**What to work on:**
Extract exactly the run of lines starting at the line that holds "Give me the matplotlib source for this chart." and ending at the line that holds "DY = 15 / (261 / 300)", both included.

**Material supplied:**

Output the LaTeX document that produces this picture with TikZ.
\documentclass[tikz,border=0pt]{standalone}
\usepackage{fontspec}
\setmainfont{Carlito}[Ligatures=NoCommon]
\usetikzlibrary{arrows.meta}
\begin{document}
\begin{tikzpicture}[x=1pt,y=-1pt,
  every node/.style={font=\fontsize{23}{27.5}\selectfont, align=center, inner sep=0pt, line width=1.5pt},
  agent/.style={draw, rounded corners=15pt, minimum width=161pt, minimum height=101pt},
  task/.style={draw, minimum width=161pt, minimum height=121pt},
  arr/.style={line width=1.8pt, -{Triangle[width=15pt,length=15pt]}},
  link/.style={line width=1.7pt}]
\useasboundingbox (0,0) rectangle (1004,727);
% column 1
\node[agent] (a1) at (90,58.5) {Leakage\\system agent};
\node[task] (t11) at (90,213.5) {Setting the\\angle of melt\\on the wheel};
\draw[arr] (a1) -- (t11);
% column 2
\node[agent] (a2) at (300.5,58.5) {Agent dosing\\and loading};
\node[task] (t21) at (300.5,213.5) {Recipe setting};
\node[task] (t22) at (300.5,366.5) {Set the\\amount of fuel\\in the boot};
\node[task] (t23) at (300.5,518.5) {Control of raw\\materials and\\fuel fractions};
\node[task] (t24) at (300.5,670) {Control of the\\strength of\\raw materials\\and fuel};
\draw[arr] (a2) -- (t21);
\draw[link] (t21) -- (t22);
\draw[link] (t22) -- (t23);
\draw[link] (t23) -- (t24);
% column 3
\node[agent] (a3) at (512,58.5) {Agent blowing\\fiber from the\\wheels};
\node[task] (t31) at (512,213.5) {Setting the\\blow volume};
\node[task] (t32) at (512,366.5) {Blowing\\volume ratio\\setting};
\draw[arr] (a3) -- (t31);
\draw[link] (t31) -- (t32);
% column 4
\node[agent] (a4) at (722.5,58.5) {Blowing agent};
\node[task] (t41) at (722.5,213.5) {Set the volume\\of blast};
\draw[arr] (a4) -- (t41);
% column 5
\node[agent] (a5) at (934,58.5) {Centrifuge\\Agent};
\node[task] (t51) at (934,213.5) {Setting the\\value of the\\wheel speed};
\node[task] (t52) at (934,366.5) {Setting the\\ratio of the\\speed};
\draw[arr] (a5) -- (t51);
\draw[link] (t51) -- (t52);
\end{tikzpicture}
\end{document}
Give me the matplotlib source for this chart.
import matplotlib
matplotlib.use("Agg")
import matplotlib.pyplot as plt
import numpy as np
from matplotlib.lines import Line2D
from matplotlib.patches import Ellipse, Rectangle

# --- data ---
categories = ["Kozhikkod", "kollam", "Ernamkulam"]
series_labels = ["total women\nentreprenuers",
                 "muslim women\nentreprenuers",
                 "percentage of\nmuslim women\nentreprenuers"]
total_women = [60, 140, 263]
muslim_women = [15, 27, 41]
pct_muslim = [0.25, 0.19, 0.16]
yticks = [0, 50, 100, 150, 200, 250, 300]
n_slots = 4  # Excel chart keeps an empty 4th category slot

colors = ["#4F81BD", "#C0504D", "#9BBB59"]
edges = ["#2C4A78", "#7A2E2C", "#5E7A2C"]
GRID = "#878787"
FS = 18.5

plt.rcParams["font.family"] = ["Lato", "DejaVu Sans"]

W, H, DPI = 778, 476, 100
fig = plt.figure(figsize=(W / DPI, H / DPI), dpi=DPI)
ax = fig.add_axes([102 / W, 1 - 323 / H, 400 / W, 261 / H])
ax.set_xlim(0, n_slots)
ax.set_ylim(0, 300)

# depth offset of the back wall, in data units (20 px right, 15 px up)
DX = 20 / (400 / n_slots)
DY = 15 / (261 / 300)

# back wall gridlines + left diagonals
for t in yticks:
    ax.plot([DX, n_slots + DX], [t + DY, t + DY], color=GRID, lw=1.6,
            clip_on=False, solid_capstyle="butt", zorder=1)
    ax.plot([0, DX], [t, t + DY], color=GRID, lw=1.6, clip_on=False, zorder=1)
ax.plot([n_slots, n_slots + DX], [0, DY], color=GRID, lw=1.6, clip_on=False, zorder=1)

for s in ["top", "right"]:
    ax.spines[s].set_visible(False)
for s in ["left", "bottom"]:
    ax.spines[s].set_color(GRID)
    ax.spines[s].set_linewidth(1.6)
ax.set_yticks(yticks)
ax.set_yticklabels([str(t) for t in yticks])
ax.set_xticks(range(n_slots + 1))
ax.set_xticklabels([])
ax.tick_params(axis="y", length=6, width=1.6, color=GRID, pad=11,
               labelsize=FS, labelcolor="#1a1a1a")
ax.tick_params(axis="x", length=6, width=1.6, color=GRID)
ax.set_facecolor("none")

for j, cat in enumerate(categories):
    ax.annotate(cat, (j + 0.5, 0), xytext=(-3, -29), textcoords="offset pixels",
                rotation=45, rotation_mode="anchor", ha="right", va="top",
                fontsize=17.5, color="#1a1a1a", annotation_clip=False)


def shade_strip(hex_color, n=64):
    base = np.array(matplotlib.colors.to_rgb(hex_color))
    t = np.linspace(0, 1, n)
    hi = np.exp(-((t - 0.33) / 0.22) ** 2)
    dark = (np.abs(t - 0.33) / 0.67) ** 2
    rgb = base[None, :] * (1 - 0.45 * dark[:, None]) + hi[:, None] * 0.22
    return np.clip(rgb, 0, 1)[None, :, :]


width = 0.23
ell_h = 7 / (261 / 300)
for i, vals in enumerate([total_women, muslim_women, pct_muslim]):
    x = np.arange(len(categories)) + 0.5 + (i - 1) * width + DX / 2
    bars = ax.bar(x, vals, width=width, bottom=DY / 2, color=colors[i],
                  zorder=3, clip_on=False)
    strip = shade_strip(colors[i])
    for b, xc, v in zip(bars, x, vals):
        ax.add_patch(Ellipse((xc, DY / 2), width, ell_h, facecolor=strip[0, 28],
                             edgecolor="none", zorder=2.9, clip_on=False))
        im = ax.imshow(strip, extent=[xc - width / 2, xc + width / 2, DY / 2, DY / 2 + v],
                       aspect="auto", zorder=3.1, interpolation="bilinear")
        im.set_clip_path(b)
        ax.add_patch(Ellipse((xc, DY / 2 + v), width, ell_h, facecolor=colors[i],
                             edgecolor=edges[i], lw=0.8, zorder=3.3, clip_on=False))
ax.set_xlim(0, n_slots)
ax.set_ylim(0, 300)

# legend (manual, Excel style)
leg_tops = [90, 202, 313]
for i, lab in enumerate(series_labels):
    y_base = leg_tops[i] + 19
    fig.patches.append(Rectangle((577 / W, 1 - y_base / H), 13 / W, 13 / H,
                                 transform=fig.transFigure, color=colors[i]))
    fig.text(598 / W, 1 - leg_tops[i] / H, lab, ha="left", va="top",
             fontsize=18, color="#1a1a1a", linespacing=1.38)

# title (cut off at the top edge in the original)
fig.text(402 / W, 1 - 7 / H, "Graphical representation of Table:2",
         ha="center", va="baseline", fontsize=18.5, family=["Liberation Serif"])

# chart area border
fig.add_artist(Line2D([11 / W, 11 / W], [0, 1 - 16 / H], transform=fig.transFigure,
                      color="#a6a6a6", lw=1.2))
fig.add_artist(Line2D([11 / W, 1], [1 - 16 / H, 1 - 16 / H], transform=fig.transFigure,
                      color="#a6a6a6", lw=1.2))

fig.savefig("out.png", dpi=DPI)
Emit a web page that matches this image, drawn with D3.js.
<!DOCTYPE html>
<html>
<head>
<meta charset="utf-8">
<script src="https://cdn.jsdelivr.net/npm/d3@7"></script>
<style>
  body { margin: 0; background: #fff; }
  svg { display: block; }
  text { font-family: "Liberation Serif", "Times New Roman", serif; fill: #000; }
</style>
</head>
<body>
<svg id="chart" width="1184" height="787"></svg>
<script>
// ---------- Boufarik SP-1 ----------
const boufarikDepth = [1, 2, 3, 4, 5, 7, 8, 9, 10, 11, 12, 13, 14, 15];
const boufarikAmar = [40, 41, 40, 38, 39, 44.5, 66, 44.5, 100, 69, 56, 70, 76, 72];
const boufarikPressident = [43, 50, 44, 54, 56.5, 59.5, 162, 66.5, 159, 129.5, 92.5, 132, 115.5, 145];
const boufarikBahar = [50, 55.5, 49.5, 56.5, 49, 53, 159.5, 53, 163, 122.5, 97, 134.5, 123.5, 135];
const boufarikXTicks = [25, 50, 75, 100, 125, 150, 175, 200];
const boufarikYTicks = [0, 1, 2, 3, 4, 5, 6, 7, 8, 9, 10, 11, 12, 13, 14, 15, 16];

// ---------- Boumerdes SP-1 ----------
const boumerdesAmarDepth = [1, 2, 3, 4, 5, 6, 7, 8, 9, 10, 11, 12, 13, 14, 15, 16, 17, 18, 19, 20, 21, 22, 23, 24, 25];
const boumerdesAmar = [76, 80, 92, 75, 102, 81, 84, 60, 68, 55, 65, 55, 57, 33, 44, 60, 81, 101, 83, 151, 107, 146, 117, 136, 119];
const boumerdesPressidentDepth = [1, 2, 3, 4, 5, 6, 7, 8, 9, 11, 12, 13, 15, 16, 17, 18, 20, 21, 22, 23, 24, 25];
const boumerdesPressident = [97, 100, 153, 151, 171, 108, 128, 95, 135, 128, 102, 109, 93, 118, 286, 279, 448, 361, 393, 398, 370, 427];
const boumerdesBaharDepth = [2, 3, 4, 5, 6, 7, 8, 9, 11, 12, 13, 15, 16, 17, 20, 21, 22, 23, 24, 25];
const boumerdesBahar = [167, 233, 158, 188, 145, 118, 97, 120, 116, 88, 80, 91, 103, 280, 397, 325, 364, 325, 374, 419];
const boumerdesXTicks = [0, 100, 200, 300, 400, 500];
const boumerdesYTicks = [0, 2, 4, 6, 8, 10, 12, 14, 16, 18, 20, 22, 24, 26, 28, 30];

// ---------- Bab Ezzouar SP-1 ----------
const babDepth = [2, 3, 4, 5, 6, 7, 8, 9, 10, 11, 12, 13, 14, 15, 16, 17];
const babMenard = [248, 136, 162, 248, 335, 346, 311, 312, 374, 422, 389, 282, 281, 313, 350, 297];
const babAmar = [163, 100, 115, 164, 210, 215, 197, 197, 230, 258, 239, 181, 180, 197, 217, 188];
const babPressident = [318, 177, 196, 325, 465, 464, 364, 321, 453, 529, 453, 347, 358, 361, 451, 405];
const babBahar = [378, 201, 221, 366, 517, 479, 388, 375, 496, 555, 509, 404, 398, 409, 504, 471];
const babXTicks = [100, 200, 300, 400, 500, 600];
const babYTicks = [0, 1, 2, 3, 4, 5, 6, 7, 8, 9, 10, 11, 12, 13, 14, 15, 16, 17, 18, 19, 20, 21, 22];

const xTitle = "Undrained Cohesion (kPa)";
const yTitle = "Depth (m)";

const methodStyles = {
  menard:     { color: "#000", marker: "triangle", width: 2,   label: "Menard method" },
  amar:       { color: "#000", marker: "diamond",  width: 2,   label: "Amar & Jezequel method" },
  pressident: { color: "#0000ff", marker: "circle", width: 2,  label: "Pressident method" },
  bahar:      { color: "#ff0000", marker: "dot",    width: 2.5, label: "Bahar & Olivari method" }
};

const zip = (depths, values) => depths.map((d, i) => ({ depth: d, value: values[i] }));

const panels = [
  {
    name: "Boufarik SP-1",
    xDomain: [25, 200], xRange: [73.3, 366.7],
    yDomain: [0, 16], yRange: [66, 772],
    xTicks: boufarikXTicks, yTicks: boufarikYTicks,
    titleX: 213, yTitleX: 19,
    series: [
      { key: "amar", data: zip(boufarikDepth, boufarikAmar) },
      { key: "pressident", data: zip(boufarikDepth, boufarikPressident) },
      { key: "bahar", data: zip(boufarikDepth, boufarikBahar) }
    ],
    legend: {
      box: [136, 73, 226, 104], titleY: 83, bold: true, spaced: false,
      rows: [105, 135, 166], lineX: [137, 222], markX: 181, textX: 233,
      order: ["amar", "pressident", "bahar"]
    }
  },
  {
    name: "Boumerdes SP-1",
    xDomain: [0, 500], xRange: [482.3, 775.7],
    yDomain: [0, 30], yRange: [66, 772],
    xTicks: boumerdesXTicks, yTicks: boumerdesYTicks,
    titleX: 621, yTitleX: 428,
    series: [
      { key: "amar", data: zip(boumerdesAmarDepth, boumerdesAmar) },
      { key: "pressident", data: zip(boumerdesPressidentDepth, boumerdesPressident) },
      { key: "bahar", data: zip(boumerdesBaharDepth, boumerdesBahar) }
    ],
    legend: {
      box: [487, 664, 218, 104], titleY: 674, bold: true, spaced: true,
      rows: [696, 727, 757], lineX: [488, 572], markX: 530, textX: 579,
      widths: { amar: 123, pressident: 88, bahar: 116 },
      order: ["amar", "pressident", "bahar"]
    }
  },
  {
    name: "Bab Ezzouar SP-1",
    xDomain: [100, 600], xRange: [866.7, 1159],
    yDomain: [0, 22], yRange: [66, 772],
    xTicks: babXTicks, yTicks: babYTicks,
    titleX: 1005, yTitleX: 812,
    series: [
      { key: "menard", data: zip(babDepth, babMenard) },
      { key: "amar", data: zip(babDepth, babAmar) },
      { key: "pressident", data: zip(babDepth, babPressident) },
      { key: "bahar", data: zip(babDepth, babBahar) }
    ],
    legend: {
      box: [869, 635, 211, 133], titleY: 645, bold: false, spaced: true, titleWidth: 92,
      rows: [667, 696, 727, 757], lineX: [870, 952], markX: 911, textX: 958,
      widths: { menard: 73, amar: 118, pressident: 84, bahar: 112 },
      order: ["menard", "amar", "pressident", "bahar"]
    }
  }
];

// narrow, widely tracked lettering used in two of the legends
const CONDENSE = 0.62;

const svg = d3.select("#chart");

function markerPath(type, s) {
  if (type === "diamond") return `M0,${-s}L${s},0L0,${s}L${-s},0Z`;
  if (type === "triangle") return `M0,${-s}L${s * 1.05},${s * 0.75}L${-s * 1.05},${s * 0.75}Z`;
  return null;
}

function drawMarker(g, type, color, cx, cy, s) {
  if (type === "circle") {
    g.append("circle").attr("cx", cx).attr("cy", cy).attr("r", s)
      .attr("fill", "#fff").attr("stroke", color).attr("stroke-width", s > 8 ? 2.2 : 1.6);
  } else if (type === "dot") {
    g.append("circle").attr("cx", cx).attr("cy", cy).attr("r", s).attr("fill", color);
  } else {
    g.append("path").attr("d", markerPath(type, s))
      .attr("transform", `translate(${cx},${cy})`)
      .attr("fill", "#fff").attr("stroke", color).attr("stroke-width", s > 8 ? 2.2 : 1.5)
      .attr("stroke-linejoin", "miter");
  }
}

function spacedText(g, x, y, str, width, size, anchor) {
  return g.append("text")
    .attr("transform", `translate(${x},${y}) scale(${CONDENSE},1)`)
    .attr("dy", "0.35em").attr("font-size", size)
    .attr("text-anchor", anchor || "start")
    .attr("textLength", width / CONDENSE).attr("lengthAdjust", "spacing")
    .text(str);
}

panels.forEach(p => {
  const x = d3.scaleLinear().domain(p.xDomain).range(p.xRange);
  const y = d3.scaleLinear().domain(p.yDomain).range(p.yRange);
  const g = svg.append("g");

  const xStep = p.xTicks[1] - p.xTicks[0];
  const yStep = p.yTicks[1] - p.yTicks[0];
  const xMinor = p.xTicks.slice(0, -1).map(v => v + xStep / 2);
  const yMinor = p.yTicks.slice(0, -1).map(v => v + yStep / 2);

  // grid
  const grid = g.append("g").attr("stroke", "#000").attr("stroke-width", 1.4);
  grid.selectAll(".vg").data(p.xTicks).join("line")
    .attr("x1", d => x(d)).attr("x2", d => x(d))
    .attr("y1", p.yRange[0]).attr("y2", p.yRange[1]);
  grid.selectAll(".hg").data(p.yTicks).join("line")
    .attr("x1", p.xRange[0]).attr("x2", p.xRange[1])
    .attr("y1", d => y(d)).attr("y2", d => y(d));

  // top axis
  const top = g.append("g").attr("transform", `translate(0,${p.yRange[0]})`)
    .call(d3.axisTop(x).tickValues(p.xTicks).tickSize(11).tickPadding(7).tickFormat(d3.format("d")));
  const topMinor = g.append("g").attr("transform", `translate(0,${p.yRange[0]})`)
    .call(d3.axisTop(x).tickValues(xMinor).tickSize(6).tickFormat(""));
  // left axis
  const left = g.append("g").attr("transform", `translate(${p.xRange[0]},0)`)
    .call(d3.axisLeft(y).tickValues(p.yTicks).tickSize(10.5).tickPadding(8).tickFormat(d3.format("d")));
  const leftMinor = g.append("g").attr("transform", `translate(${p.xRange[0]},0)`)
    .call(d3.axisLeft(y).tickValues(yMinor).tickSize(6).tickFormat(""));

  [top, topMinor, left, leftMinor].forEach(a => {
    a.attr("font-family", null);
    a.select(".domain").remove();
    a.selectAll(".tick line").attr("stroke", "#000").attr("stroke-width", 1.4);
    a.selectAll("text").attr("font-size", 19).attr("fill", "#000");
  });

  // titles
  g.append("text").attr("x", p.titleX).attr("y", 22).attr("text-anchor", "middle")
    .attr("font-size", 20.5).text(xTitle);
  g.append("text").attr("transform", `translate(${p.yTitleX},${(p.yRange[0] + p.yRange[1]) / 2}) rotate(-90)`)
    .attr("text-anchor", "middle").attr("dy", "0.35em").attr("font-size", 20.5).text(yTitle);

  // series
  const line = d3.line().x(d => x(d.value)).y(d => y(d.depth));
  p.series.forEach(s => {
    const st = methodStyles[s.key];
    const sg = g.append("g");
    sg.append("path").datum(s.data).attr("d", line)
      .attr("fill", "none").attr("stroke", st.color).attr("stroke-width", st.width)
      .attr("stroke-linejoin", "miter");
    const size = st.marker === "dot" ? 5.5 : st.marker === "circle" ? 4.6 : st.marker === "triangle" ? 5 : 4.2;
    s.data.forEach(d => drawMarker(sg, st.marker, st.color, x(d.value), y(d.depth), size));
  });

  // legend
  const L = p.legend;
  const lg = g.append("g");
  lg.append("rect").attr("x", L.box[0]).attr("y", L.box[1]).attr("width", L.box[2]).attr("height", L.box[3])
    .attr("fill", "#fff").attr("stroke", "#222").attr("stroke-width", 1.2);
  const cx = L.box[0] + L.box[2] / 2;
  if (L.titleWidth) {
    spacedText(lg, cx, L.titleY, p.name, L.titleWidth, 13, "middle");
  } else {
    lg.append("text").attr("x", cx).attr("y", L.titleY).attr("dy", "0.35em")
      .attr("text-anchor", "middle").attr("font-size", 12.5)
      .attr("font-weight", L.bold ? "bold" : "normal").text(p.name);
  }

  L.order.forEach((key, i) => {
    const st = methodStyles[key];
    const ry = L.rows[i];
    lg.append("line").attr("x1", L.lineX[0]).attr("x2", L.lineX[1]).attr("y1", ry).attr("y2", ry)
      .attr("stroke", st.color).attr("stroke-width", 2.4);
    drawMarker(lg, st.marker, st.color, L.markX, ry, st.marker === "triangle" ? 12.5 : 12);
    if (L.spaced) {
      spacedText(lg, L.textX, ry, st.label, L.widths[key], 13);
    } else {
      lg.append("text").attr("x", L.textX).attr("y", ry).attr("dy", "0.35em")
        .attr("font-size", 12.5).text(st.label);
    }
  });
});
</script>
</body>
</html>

**The response:**
Give me the matplotlib source for this chart.
import matplotlib
matplotlib.use("Agg")
import matplotlib.pyplot as plt
import numpy as np
from matplotlib.lines import Line2D
from matplotlib.patches import Ellipse, Rectangle

# --- data ---
categories = ["Kozhikkod", "kollam", "Ernamkulam"]
series_labels = ["total women\nentreprenuers",
                 "muslim women\nentreprenuers",
                 "percentage of\nmuslim women\nentreprenuers"]
total_women = [60, 140, 263]
muslim_women = [15, 27, 41]
pct_muslim = [0.25, 0.19, 0.16]
yticks = [0, 50, 100, 150, 200, 250, 300]
n_slots = 4  # Excel chart keeps an empty 4th category slot

colors = ["#4F81BD", "#C0504D", "#9BBB59"]
edges = ["#2C4A78", "#7A2E2C", "#5E7A2C"]
GRID = "#878787"
FS = 18.5

plt.rcParams["font.family"] = ["Lato", "DejaVu Sans"]

W, H, DPI = 778, 476, 100
fig = plt.figure(figsize=(W / DPI, H / DPI), dpi=DPI)
ax = fig.add_axes([102 / W, 1 - 323 / H, 400 / W, 261 / H])
ax.set_xlim(0, n_slots)
ax.set_ylim(0, 300)

# depth offset of the back wall, in data units (20 px right, 15 px up)
DX = 20 / (400 / n_slots)
DY = 15 / (261 / 300)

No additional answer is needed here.